- Raw records:
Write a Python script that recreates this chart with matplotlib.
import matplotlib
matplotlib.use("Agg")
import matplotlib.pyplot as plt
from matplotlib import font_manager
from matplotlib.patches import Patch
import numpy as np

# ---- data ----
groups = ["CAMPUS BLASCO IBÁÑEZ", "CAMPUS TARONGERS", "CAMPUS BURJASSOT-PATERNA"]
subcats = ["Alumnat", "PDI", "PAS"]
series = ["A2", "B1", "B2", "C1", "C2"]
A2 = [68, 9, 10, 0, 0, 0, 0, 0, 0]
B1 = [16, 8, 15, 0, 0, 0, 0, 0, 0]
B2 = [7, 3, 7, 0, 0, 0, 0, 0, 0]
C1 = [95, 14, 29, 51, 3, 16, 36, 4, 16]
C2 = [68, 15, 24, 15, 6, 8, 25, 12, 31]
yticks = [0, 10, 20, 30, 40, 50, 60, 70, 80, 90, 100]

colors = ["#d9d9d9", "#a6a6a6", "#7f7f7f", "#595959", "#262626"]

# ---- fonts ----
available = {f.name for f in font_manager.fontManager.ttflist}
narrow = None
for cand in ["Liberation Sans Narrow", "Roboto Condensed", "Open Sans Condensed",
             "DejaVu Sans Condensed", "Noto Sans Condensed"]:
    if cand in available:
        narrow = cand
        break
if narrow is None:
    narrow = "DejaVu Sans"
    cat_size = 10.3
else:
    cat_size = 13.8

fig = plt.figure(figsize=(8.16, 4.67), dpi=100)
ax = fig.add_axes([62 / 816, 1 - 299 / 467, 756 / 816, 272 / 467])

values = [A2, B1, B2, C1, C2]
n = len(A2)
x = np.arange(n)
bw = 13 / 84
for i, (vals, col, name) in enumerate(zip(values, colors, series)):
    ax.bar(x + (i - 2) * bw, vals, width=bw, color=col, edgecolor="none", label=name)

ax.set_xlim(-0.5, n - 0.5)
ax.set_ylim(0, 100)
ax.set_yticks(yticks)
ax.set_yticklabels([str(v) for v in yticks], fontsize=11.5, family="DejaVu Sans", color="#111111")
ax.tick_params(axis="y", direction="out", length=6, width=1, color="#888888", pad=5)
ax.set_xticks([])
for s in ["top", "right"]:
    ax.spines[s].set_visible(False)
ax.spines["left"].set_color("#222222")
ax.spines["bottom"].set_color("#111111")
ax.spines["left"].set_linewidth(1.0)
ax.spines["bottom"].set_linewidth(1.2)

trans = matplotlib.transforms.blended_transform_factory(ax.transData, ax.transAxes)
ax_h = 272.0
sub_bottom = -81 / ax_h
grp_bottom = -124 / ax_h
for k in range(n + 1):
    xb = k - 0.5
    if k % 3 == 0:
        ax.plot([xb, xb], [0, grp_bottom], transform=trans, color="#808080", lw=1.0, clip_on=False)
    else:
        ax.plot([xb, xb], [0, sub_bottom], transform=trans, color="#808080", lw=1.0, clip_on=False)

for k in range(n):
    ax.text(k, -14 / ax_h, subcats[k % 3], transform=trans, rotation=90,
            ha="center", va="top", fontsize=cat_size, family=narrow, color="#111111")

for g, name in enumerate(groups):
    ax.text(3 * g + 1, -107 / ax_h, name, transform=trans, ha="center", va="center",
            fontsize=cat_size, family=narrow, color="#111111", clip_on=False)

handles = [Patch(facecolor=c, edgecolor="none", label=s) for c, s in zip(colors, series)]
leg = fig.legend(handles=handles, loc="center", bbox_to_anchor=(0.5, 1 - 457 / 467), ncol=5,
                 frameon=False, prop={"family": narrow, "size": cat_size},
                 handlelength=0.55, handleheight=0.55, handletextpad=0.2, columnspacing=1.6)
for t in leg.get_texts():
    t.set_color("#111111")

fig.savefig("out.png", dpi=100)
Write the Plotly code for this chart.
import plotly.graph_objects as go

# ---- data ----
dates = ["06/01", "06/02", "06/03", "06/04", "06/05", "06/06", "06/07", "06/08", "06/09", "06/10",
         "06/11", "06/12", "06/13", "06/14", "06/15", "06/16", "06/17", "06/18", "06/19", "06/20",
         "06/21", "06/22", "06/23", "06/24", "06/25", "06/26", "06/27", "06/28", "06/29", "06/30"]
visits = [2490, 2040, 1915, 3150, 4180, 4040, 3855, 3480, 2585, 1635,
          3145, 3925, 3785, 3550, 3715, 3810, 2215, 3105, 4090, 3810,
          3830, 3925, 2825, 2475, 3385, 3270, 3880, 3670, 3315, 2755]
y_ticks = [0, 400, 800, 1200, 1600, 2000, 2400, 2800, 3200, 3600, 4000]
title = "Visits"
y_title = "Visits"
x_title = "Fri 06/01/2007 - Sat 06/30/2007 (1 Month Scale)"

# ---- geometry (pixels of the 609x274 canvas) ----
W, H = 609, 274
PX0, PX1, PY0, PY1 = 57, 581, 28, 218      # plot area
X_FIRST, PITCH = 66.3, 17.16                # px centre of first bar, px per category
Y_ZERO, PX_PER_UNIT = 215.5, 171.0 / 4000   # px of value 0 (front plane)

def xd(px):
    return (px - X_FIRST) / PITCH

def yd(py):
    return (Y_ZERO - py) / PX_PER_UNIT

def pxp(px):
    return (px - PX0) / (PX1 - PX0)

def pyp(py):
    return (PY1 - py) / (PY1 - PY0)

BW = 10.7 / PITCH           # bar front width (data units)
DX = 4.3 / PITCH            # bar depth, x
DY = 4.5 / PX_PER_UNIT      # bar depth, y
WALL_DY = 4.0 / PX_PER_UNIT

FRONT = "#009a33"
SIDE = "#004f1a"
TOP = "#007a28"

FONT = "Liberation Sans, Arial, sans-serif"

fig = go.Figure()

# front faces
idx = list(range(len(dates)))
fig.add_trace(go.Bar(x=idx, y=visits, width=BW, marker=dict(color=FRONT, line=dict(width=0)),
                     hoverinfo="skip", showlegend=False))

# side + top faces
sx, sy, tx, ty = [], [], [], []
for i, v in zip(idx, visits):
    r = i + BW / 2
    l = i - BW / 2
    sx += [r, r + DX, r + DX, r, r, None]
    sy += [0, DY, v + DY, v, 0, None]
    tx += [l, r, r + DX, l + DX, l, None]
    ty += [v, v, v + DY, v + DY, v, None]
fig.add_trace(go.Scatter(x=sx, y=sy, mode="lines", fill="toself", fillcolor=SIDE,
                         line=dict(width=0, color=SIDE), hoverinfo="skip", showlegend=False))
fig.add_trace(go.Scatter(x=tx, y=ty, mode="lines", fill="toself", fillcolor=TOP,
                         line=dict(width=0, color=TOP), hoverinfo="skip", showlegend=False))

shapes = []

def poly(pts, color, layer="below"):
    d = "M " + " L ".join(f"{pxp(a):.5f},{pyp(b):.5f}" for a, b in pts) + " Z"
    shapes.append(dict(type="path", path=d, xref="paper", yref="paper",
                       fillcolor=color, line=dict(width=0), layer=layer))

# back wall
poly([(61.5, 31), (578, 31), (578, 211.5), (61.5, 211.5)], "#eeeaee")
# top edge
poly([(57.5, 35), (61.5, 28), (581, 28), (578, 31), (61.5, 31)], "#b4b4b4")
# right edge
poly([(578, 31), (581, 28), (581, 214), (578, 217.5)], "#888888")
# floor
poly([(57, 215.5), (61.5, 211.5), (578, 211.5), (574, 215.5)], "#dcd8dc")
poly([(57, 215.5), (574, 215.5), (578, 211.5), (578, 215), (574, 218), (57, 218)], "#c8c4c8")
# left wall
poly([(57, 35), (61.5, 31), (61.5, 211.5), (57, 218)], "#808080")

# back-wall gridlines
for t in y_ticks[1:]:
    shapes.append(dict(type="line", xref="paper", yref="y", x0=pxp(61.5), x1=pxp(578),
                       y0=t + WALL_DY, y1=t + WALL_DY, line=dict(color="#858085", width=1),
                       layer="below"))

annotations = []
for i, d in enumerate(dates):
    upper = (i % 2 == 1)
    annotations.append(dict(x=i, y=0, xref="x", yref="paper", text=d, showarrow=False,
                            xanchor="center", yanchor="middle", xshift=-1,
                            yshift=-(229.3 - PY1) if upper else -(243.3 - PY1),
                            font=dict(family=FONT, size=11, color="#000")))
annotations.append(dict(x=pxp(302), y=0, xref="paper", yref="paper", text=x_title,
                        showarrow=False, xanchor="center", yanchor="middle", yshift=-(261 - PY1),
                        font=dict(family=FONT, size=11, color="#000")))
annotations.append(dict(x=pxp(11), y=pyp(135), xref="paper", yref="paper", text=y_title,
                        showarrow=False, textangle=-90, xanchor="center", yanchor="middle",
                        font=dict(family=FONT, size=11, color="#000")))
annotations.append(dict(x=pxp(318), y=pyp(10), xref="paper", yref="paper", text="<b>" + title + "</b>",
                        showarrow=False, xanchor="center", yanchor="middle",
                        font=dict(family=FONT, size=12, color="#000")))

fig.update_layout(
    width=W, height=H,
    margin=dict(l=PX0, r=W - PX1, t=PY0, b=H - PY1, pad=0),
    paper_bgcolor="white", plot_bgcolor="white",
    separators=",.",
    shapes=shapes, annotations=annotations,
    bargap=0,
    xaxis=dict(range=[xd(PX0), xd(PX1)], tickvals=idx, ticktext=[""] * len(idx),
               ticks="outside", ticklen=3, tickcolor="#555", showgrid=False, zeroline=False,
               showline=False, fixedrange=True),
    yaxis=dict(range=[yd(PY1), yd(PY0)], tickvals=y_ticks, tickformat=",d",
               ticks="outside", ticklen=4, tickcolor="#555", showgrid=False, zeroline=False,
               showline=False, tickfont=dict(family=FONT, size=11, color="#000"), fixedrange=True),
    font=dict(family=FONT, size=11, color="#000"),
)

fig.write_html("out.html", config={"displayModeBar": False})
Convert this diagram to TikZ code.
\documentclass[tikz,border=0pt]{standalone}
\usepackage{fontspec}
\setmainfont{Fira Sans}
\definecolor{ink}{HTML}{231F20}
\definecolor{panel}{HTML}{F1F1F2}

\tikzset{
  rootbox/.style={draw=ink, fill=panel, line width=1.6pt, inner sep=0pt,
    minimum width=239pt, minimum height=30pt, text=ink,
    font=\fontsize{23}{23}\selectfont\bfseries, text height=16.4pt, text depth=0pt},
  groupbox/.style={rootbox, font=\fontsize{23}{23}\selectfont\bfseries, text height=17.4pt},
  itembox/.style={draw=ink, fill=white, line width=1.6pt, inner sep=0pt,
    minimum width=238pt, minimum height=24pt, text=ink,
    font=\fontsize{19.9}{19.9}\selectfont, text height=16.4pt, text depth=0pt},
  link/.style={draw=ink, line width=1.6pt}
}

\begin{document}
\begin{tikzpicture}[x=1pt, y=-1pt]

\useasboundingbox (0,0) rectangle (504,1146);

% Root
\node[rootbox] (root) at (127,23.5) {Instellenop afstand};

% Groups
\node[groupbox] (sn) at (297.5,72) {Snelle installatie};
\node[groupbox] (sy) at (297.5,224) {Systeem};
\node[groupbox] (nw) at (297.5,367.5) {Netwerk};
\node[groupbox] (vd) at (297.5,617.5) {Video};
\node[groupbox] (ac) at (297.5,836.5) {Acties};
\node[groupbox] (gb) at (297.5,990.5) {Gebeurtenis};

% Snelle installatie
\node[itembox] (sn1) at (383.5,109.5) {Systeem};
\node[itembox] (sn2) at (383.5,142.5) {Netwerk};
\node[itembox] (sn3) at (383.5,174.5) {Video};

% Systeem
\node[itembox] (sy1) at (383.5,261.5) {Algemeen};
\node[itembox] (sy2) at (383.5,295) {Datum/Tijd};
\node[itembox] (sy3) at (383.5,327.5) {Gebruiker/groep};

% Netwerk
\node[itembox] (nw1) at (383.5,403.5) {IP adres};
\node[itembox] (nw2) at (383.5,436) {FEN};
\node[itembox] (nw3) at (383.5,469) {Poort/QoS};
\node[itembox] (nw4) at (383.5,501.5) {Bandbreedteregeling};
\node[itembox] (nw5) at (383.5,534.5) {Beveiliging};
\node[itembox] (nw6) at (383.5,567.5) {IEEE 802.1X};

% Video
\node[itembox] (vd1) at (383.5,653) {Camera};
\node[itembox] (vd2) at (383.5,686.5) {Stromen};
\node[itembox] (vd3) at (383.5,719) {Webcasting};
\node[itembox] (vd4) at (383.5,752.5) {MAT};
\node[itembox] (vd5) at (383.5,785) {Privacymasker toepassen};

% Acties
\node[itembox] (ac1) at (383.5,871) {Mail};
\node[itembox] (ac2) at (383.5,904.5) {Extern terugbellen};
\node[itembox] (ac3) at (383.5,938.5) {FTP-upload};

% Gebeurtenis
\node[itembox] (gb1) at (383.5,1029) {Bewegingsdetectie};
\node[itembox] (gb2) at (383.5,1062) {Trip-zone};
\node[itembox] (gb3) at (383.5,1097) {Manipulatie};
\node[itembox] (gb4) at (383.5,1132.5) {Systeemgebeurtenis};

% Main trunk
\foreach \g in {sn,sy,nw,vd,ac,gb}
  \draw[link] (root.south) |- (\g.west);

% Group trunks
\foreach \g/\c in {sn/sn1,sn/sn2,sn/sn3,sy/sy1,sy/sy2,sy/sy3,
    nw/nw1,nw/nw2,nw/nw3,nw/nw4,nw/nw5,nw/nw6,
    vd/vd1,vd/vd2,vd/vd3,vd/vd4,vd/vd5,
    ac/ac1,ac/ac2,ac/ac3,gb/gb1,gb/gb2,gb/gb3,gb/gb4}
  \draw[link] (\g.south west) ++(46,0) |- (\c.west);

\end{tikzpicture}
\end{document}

- Problem: Up to and including the line with "import numpy as np", print every line of the records from the start.

- The answer:
Write a Python script that recreates this chart with matplotlib.
import matplotlib
matplotlib.use("Agg")
import matplotlib.pyplot as plt
from matplotlib import font_manager
from matplotlib.patches import Patch
import numpy as np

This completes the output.